======== Exercise materials ========

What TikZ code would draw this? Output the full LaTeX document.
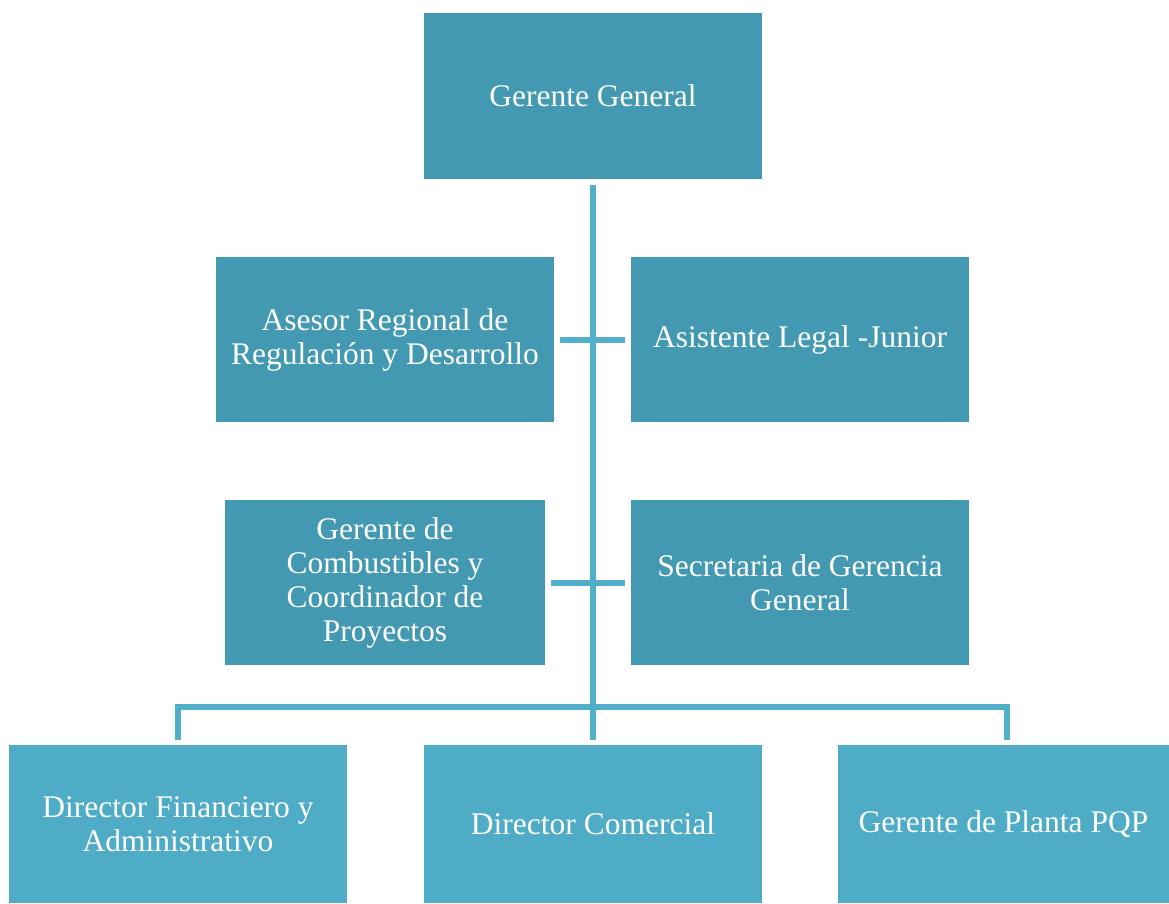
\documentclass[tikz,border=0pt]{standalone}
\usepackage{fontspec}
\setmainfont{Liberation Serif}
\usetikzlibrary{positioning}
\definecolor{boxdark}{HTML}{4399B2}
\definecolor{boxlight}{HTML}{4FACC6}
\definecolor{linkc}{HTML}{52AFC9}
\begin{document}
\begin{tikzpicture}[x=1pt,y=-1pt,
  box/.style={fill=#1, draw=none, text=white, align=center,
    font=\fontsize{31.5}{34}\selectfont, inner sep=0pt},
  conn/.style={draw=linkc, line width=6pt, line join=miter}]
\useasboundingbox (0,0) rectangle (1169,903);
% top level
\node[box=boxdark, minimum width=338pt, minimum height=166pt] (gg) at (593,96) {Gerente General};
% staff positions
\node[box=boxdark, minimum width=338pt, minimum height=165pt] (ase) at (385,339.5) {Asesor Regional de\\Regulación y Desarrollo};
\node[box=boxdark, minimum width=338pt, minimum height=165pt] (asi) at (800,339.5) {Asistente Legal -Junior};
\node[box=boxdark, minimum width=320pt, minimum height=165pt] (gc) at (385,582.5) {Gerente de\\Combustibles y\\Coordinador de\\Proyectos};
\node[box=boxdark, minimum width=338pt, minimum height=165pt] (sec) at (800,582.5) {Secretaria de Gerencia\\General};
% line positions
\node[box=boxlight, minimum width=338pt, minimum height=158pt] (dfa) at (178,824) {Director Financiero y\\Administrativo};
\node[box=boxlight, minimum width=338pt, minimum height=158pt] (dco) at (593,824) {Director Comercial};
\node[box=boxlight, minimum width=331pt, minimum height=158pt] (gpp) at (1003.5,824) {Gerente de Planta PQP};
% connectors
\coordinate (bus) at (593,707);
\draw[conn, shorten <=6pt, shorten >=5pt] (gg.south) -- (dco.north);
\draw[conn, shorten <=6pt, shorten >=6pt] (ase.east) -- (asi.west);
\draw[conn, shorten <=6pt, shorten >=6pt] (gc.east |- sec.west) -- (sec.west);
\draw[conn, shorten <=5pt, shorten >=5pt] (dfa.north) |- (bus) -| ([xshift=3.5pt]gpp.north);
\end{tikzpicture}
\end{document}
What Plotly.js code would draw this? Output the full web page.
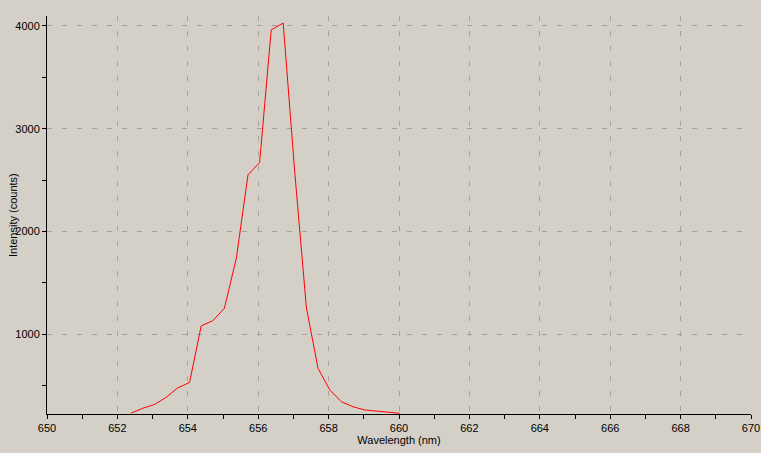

========

▶ **Stated goal**
The answer is a single number: how many lines include the word "this"?

▶ **Response to the task**
2